Let’s add some context: “record voter turnout” for the 2018 midterm elections is still less than half of America’s registered voters.
How does that number stack up to past elections? CBS News reports:
An estimated 113 million people participated in the 2018 midterm elections, making this the first midterm in history to exceed over 100 million votes, with 49 percent of eligible voters participating in the election. By comparison, the 2014 midterm elections had one of the lowest turnouts in American history, with only 36.4 percent of eligible voters participating. In 2010, the first midterm of President Obama’s tenure, 41 percent of voters participated.
University of Florida associate professor Michael McDonald, who oversees the Election Project, told “Red & Blue” on CBSN last week that the last time voter turnout reached 49 percent was in the 1966 midterm elections.
“In the last three decades, we’ve had about 40 percent of those eligible to vote participating in midterm elections.
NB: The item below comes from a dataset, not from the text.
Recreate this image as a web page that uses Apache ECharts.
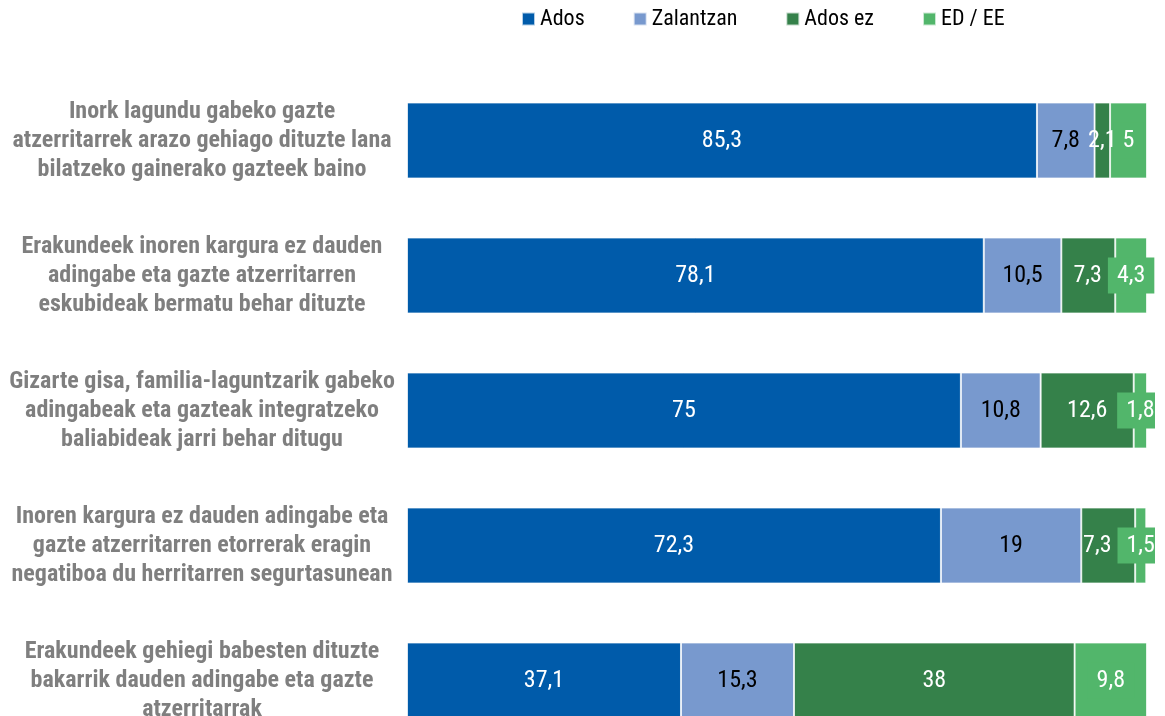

If we get in the upper end of that range, if we can beat the 1966 49-percent turnout rate, you’d have to go all the way back to 1914 to get a turnout rate above 50 percent,” McDonald said last week.
Keep in mind: that’s only out of registered voters, not all Americans eligible to vote. Watch the video above for more information about how few Americans exercise their voting rights, and possible reasons why they are staying home from the polls.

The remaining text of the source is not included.